Shamir's secret sharing after a change

Question

I cannot understand what and why would happen after a change occurs in Shamir's secret sharing. I will try to explain my problem with an example and would appreciate if you could explain and demonstrate mathematically so I can learn and understand better.

Assume, for simplicity sake, we have three leveling groups: A,B,C, and that in order to recover a secret S there's a need of:

• 2 users from A

OR

• 1 user from A and 3 from B and 5 from C

Now, assume that A consists of just 2 participants, and one of them left. his part of the secret, name it X, he shares with the rest of the participants EXCEPT for the other user in A, so that in order to recover X we need 4 participants from B and one participant from C.

Is it even possible to know what each participant hold and how to recover S?

I would really appreciate a mathematical explanation so I can better understand this complicated change, what happens afterwards, what each participant hold and if it is possible to recover S, how to do so?

Thank you very much for helping me and guiding me in my first steps in learning cryptography. It can be really complicated for beginners.

Answer 1

I think that you are mistaken about Shamir's secret sharing. It splits a secret into an arbitrary number of shares such that a required amount of shares are needed to recover it.

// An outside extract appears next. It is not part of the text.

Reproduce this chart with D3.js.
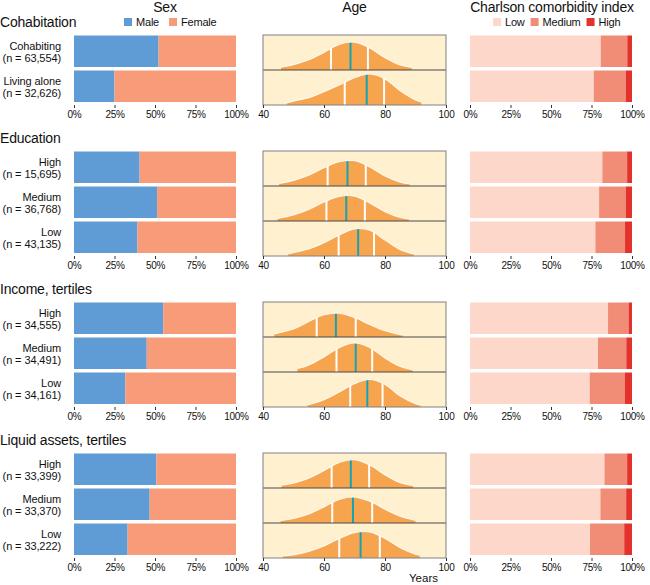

But it does not allow, "as is", several leveling groups with distinct thresholds.

In your case, what you need is to:

1. Use a Shamir secret sharing to generate shares $s_1, s_2, \dots$ such that any two yield the secret.

2. give one share to each member of $A$. This allows two arbitrary members of $A$ to recover the secret.

3. Now, generate one more share $s$, and use again a Shamir Secret sharing to split it in two shares $s_B, s_C$ such that both $s_B$ and $s_C$ are required to rebuild $s$.

4. Use again a Shamir secret sharing to split $s_B$ amongst the members of $B$ (such that any 3 of them can rebuild $s_B$)

5. Use again a Shamir secret sharing to split $s_C$ amongst the members of $C$ (such that any 5 of them can rebuild $S_C$).

Now, 5 members of C can rebuild $S_C$ ; 3 members of $B$ can rebuild $s_B$ ; together they can rebuild $s$; with any member of $A$ they can rebuild the original secret.